Plus personne d’ailleurs à l’ABBL ni dans d’autres organisations n’ose aujourd’hui s’en plaindre, alors que les opérateurs, il n’y a pas encore si longtemps, avaient présenté un mémo, réalisé par un grand cabinet d’audit, allant jusqu’à chiffrer le manque à gagner pour le secteur privé lié à l’inflation réglementaire. Les discours ont changé et la crise financière a au moins réussi à faire l’unanimité des opérateurs sur l’intérêt et la nécessité de contrôles efficaces de la part des régulateurs. Ne serait-ce que pour retrouver la confiance des investisseurs privés, dont on mesure mieux l’utilité en temps de disette.

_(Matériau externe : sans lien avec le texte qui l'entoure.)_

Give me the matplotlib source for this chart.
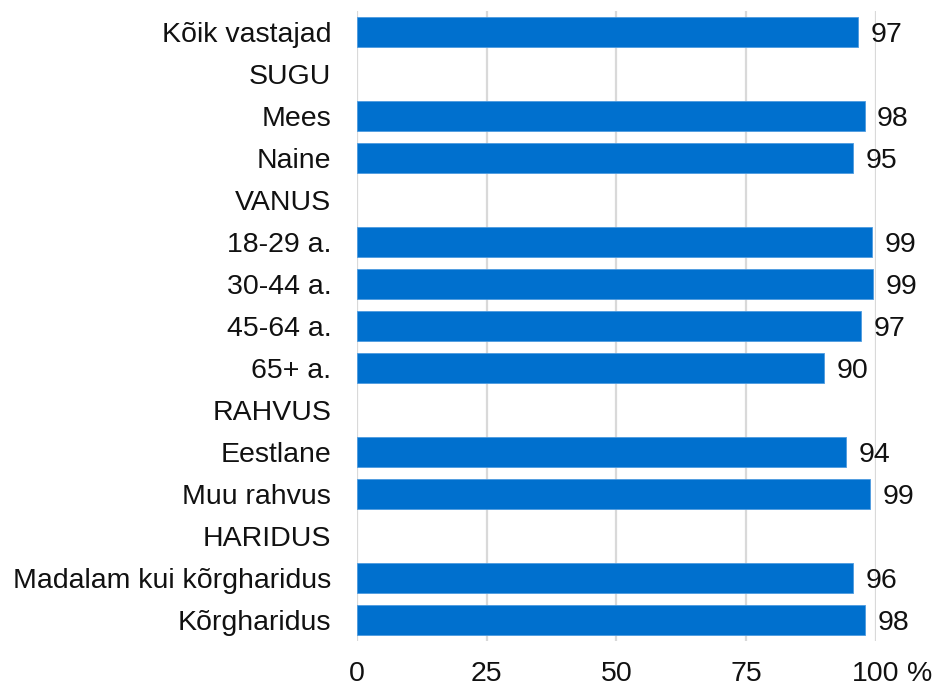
import numpy as np
import matplotlib
matplotlib.use("Agg")
import matplotlib.pyplot as plt

# data (rows top to bottom; section headers have no value)
categories = ["Kõik vastajad", "SUGU", "Mees", "Naine", "VANUS",
              "18-29 a.", "30-44 a.", "45-64 a.", "65+ a.", "RAHVUS",
              "Eestlane", "Muu rahvus", "HARIDUS",
              "Madalam kui kõrgharidus", "Kõrgharidus"]
values = [96.6, None, 97.8, 95.6, None,
          99.2, 99.4, 97.2, 90.0, None,
          94.3, 98.9, None,
          95.6, 97.9]
value_labels = ["97", "", "98", "95", "",
                "99", "99", "97", "90", "",
                "94", "99", "",
                "96", "98"]
xticks = [0, 25, 50, 75, 100]
xtick_labels = ["0", "25", "50", "75", "100"]

plt.rcParams['font.family'] = ['Liberation Sans', 'DejaVu Sans']
fs = 20.5
blue = '#0070CE'

fig = plt.figure(figsize=(9.32, 6.86), dpi=100)
ax = fig.add_axes([0.383, 0.0656, 0.5569, 0.9184])

y = np.arange(len(categories))
for i, v in enumerate(values):
    if v is None:
        continue
    ax.barh(y[i], v, height=0.72, color=blue, edgecolor='#4d9be0', linewidth=0.6, zorder=3)
    ax.annotate(value_labels[i], xy=(v, y[i]), xytext=(9, 0), textcoords='offset points',
                ha='left', va='center_baseline', fontsize=fs, color='#111111')

ax.set_xlim(0, 100)
ax.set_ylim(len(categories) - 0.5, -0.5)
ax.set_yticks(y)
ax.set_yticklabels(categories, fontsize=fs, color='#111111')
ax.set_xticks(xticks)
ax.set_xticklabels(xtick_labels, fontsize=fs, color='#111111')
ax.tick_params(axis='y', length=0, pad=18.5)
ax.tick_params(axis='x', length=0, pad=14.5)
ax.grid(axis='x', color='#d9d9d9', linewidth=1.6, zorder=0)
ax.set_axisbelow(True)
for s in ax.spines.values():
    s.set_visible(False)

# percent sign after the last tick label
ax.annotate("%", xy=(100, 0), xycoords=('data', 'axes fraction'),
            xytext=(22, -14.5), textcoords='offset points',
            ha='left', va='top', fontsize=fs, color='#111111')

fig.savefig("out.png", dpi=100)
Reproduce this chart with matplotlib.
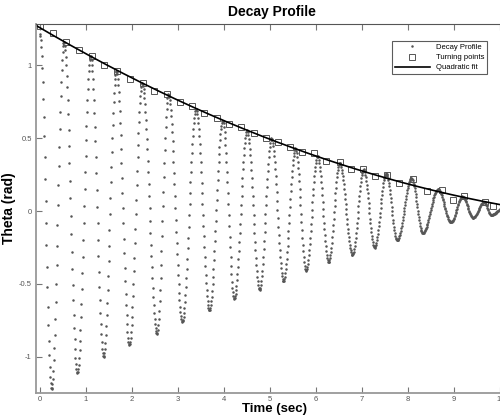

« La rigueur du contrôle est partout en augmentation et il n’y a aucun doute que la CSSF doit investir dans son avenir », assure Jean-Jacques Rommes, en précisant qu’en cas d’accident de parcours sur la place financière, la « souffrance » du secteur pourrait s’avérer bien pire à digérer qu’un doublement des taxes.

Jean Guill ne s’en est pas caché vendredi, l’une des missions de sa maison est d’accompagner les banquiers luxembourgeois, à travers la qualité de la surveillance et un contrôle rigoureux, dans la transition de la place : de l’argent gris si facilement gagné hier vers l’argent blanc de demain, comme le revendiquent d’ailleurs désormais publiquement les dirigeants de l’ABBL. Son président Ernst-Wilhelm Contzen avait exhorté la semaine dernière le gouvernement à l’aider à développer sa stratégie de ne plus traiter que des clients avec de l’argent blanc, c’est-à-dire totalement transparents vis-à-vis du fisc de leur pays d’origine.

Le patron de la CSSF se refuse à fournir un état des lieux du degré de probité des clients des établissements luxembourgeois. Il y a sans doute encore pas mal de boulot, d’autant plus que les banques du pays n’ont jamais vendu autant de constructions financières complexes à leurs gros clients pour notamment diluer le repérage de leur fortune et son étendue.

La qualité de la surveillance par la CSSF, qui a encore multiplié ses contrôles sur place en 2011 et n’a pas l’intention d’en arrêter le mouvement ascendant ni de baisser la garde sur la surveillance ou encore moins de faire de compromis sur la législation, va être jaugée la semaine prochaine par une mission du Fonds monétaire international (FMI), qui fait son retour au grand-duché. Lors de leur précédent déplacement à Luxembourg il y a un an, les experts internationaux avaient pointé du doigt un certain nombre de faiblesses du régulateur, notamment sa proximité avec le ministère des Finances, reproche que Jean Guill balaie encore aujourd’hui d’un revers de main. Il n’accepte pas non plus la critique que lui formulent volontiers ses adversaires : il n’y a pas à ses yeux d’opposition entre une certaine proximité du régulateur envers ses administrés et la mission légale de contrôle. « La CSSF, écrit-il, assume ainsi sa mission de surveillance légale qui comporte une participation active à l’expansion ordonnée du secteur financier et à l’amélioration du cadre réglementaire de la place financière, en s’efforçant de respecter le principe de proportionnalité ». Il n’y a pas de contradiction « entre cette approche et la mission première de la CSSF qui consiste à assurer la surveillance prudentielle du secteur financier et la stabilité financière ». La réponse du berger à la bergère, de Jean Guill à son homologue de la BCL Yves Mersch, qui verrait sans doute bien la maison qui est encore la sienne prendre de l’ascendance sur la CSSF.

1 Pour les banques, outre le forfait de 5 000 euros pour l’instruction de chaque demande d’agrément, la CSSF prélève un forfait qui varie en fonction de la somme de bilan, de 27 250 à 55 000 euros par an. S’ajoutent un forfait de 12 500 euros pour chaque établissement soumis à une surveillance consolidée et une taxe de 10 000 euros pour chaque filiale bancaire et 5 000 euros pour une filiale du secteur financier. Le forfait supplémentaire est de 10 000 euros pour une succursale établie à l’étranger. Il est de 125 euros pour chaque caisse rurale. Pour les OPC, le forfait annuel de base est fixé à 2 650 euros pour chaque demande d’agrément et de 500 euros pour une société de gestion. Pour les professionnels du secteur financier (PSF), outre le forfait unique de 3 500 euros pour l’instruction de la demande d’agrément, il faut compter un forfait annuel s‘échelonnant entre 5 000 et 30 000 euros, selon l’activité demandée. Les auditeurs doivent acquitter une taxe variant entre 1 000 et 500 000 euros, en fonction du nombre de missions en plus du forfait de base.